A juice cleanse can really sound like an easy weight-loss trick to shed some extra pounds right before (or after the holidays). If you live near a city, like me, so many ads targeted at women pop up for the fad diet right around now. While there isn’t anything innately wrong with juice, as someone on the road to recovery from Anorexia Nervosa, the idea of having only juice for an extended period of time doesn’t sit right with me. It aligns with my disordered restrictive dietary patterns, mainly extreme caloric restriction.
Basic caloric need
While every person is different, the average woman needs about 2000 calories a day to maintain their weight. Sometimes, they need even more if they are active. The United Kingdom’s NHS supports this caloric need, as well as numerous other countries’ dietetics and health departments. In order to lose weight, there obviously needs to be a lesser caloric intake than the maintenance level, but only by a slight amount. It is only considered safe for the average person to lose about 1-2lbs per week; it is considered unsafe to have less than 1200 calories at the absolute minimum. So, why am I telling you about calories?

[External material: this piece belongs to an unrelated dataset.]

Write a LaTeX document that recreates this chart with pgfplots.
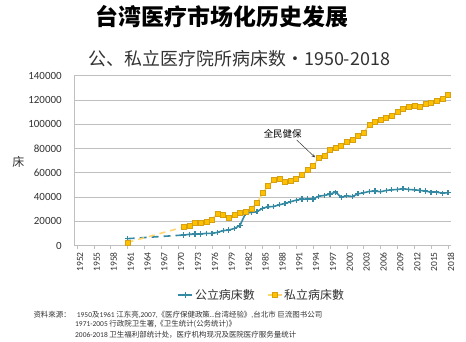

The average juice cleanse is severely underfueling.
How many calories are in a juice cleanse?
I compared a couple of popular juice cleanses: one from a chain found in larger cities and one from an online grocery retailer. The findings were horrifying. The most popular cleanse from the first chain only contained about 1100 calories per day (100 less than the absolute minimum you should have daily). The second retailer provided less than 500 calories per day. The brochure allowed for “optional” snacks, all with minimum caloric intake. But, this still doesn’t even get close to a standard caloric range. How can these be healthy?
Do cleanses affect mental health?
From a mental health standpoint, they have the potential for causing damage. According to Oliver-Pyatt Centers, an eating disorder facility in Florida, the behaviors of an eating disorder are often close to tricks used by fad-dieters. It’s truly hard to discern what stems from what. Specifically, their site explains that “When not properly practiced or controlled, these diets can have a lasting negative impact on psychological and physical health.” With some of Anorexia Nervosa’s hallmarks being weight loss, caloric restriction, and fatigue, they align too much with symptoms of juice cleansing. Some people have even coined the juice cleanse induced disordered eating as Juicerexia.
Juicerexia has also been talked about by other treatment centers such as the Center for Discovery (CFD), a national chain of residential facilities. CFD cites juicing as a gateway to multiple “full-blown” eating disorders, expanding beyond Anorexia Nervosa. One of their nutritionists, Jennifer Barr, continues to explain that the restriction can trigger binge urges due to denying yourself certain foods. This is a real phenomenon outside of juicing, so it makes sense that it translates into diets that confine you to only one food group. Fruits and vegetables are not bad for you, but when you are only eating them, it leaves gaping holes in your diet.
Regardless of the cause, CFD says it leads to “weight cycling” or “yo-yo dieting”. Both of those relate to the concept of starting and stopping diets only to gain and lose the same weight. This can throw off the body overall. Speaking from personal experience, it can also alter the mood. When your weight goes down, it results in a euphoric and proud feeling. Inevitably, the weight trends back up when you incorporate more solid food, which can trigger the urge to diet again. This is a clearly unsustainable dieting activity, whether it includes juice or not.
Debunking the biggest myth of juice cleanses
The most important takeaway from learning about juice cleanses is that the idea of “detoxing” by only consuming juice is a total myth. Eating Disorder Hope, an organization driven by the purpose of educating those about eating disorders, elaborates on this.
“…The human body is designed to rid itself of toxins naturally. This is largely what the liver, kidneys, and gastrointestinal tract are for…”Eating Disorder Hope
It can’t get any more simple than that: our healthy bodies literally detox for us. This is just another instance of diet-culture profiting off of falsehoods that can be easily debunked. We don’t need a juice cleanse or crazy diet to detox; we just need to eat a normal and balanced diet.
Seek guidance before starting a diet
At the end of the day, sometimes people have a need to or decide to lose weight. While I have my own qualms about the need for weight loss as a prescription (look into HAES if you want to learn more), the most important thing is to reduce harm in those who turn to dieting. The best course of action is to speak with a professional, ideally in the dietetics field. Every person has their own unique body; there is no universal way to lose weight. Fad diets, like juice cleanses, are utter nonsense. Denying your body essential nutrients can just create psychological complications in their absence. Let’s stop juice cleansing and learn to nourish our bodies instead.
This article should not replace the advice of a registered dietitian, doctor, or other medical professionals. Please refer to your own medical team before making drastic dietary changes. If you believe that you or a loved one might be struggling with an eating disorder, please visit the National Eating Disorders Association’s website for resources on how to get help. Recovery is attainable for everyone.